- The request
Repeat, exactly and only, the lines from the beginning of the data through the line with "ax = fig.add_axes([(cx". Pictures are left out.

━━━━━━━━━━━━━━━━━━━━

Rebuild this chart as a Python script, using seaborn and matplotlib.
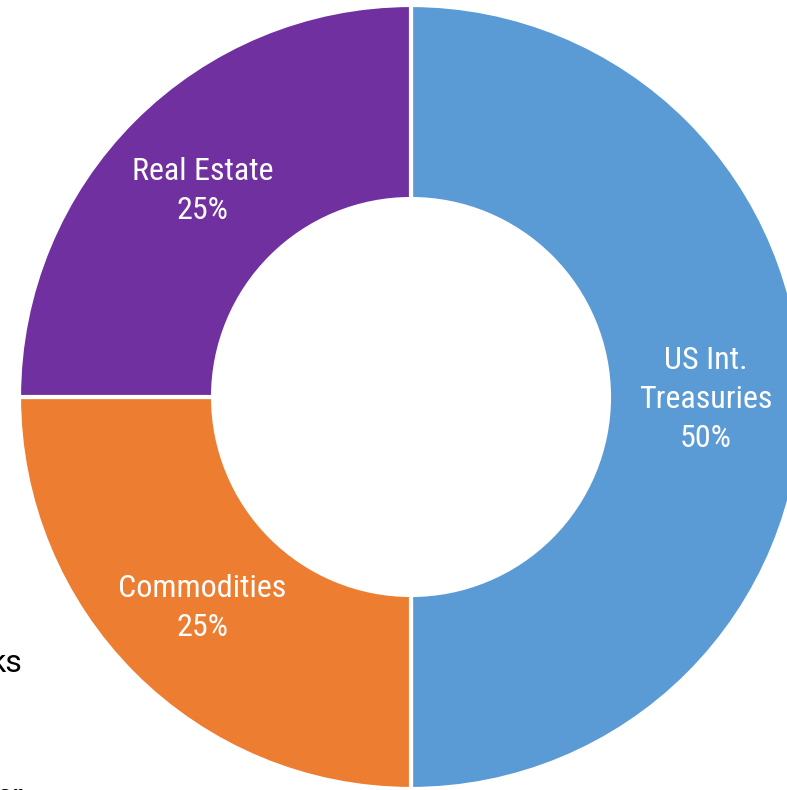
import matplotlib
matplotlib.use("Agg")
import matplotlib.pyplot as plt
import numpy as np
import seaborn as sns

sns.set_theme(style="white")
plt.rcParams["font.family"] = ["Roboto Condensed", "DejaVu Sans Condensed", "Roboto", "DejaVu Sans"]

# Portfolio allocation
categories = ["US Int.\nTreasuries", "Commodities", "Real Estate"]
weights = [50, 25, 25]
colors = ["#5B9BD5", "#ED7D31", "#7030A0"]

# Legend fragments at the left edge
side_labels = ["ks", "er"]

W, H = 787, 790
fig = plt.figure(figsize=(W / 100, H / 100), dpi=100)
fig.patch.set_facecolor("white")

cx, cy, r = 411, 397, 392
ax = fig.add_axes([(cx - r) / W, (H - cy - r) / H, 2 * r / W, 2 * r / H])

ring = 0.495
wedges, _ = ax.pie(
    weights,
    colors=colors,
    startangle=90,
    counterclock=False,
    radius=1,
    wedgeprops=dict(width=ring, edgecolor="white", linewidth=3),
)
ax.set_xlim(-1, 1)
ax.set_ylim(-1, 1)
ax.set_aspect("equal")
ax.axis("off")

label_r = 1 - ring / 2
for w, name, val in zip(wedges, categories, weights):
    mid = np.deg2rad((w.theta1 + w.theta2) / 2)
    ax.text(label_r * np.cos(mid), label_r * np.sin(mid) - 0.006, f"{name}\n{val}%",
            ha="center", va="center", color="white", fontsize=23,
            fontstretch="condensed", linespacing=1.42)

fig.text(23 / W, 1 - 672 / H, side_labels[0], ha="right", va="baseline",
         fontsize=23, color="black", family=["Roboto", "DejaVu Sans"])
fig.text(23 / W, 1 - 806 / H, side_labels[1], ha="right", va="baseline",
         fontsize=23, color="black", family=["Roboto", "DejaVu Sans"])

fig.savefig("out.png", dpi=100, facecolor="white")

━━━━━━━━━━━━━━━━━━━━

- Written answer
Rebuild this chart as a Python script, using seaborn and matplotlib.
import matplotlib
matplotlib.use("Agg")
import matplotlib.pyplot as plt
import numpy as np
import seaborn as sns

sns.set_theme(style="white")
plt.rcParams["font.family"] = ["Roboto Condensed", "DejaVu Sans Condensed", "Roboto", "DejaVu Sans"]

# Portfolio allocation
categories = ["US Int.\nTreasuries", "Commodities", "Real Estate"]
weights = [50, 25, 25]
colors = ["#5B9BD5", "#ED7D31", "#7030A0"]

# Legend fragments at the left edge
side_labels = ["ks", "er"]

W, H = 787, 790
fig = plt.figure(figsize=(W / 100, H / 100), dpi=100)
fig.patch.set_facecolor("white")

cx, cy, r = 411, 397, 392
ax = fig.add_axes([(cx - r) / W, (H - cy - r) / H, 2 * r / W, 2 * r / H])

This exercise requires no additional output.